In the Beginning

In order to understand the nature and flowing references throughout my blog, I recommend reading my initial post The End of the Beginning first.


The Pursuit of In-Bodyness

For many years I have been drawn to a variety of modalities that would allow and even elicit the sense of being fully inside my body. My first great love was yoga.

I remember my very first yoga class and how it produced a feeling of being simultaneously energized and relaxed, an unlikely combination. This class was at a YMCA which, in typical Western style, was geared more toward physical fitness than true mind-body-spirit connection and philosophy. Still, it unlocked something in me that was deeply craved; it met a need so strong and yet so veiled that I was taken aback at the sheer power of its effect on me. As I ventured to and then began a regular practice in an actual yoga studio, my fascination with this pathway to in-bodyness blossomed. Though I did not recognize it at the time, yoga enabled me to feel fully embodied for the first time since the onset of my dissociative tendencies.
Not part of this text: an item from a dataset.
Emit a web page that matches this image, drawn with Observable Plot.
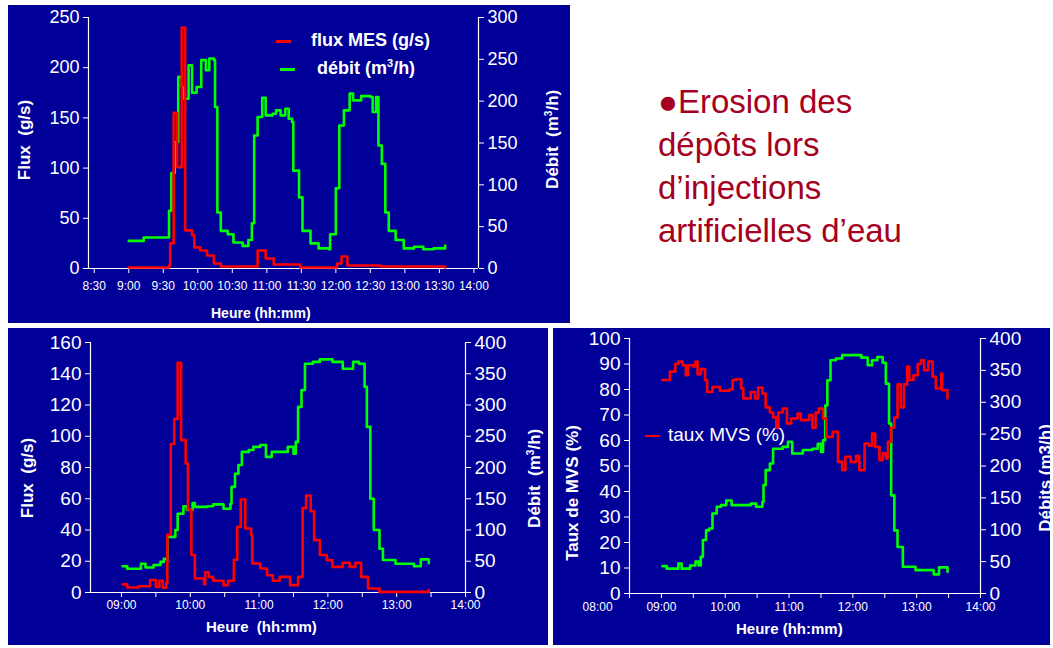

An added benefit of yoga for ASCAs is shavasana, the end of yoga practice where the instructor uses guided meditation to induce a sort of wakeful sleep known as yoga nidra. These 5-7 minute exercises would produce a feeling of safety the likes of which I had not experienced since before being abused. In fact, it was the only time I felt safe and protected while in the very vulnerable position of lying down with eyes closed. It was nothing short of blissful.

I went on to become a certified yoga instructor and keep this treasured activity as part of my wellness practice, although somewhat estranged from it during the deepest valleys of my healing journey. I did not fully understand my pursuit of this amazing technique of in-bodyness until after my Breakthrough Crisis. I am fully aware now.

There is an insightful program from On Being on the usefulness of EMDR and yoga by the renowned PTSD expert Bessel van der Kolk. Dr. Kolk asserts that these alternate healing modalities may be the only way to access and relieve repressed pain and trauma. I highly, highly recommend listening to his interview with Krista Tippett entitled Restoring the Body.


My second love is running. There is something precious and priceless about having the body in full motion, full engagement, focusing only on this step and this breath. It is impossible to be anywhere else - including outside your body - when running. It requires absolute concentration and proprioception, the ability to move through time and space with mind-body functioning as one.

Running is magical for me. Aside from the numerous physical and psychological benefits, it allows me to move alongside my demons - healing from them while not consciously focusing on them. Puzzle pieces come together, connections are made, all the while I am virtually unaware of this occurrence. I affectionately refer to this phenomenon as 'background processing.'

There have been times when I have overused running and in fact abused my body in the process. (I will elaborate on this more in a later post called A Bouquet of Me where I will introduce you to my anorexic self.) One year I ran 3 consecutive marathons which resulted in a host of injuries that took more than a year from which to heal. During that year of recovery I had to sit still with my problems which, at that time, was infinitely harder than running with (or away from) them. I have had to learn in many (all?) aspects of my life that moderation is the key to balance.

Currently I am in a phase of establishing balance by not running. In an effort to listen to my body more (which requires also being inside of it more often!) I am honoring a deep-seated desire for stillness. Thus all of this blogging. As the sun grows dimmer and the seasons grow colder, I suspect running and I will find our way back to each other. I will post more about the partnership of running and trauma recovery as it has played an absolutely integral part in my healing journey.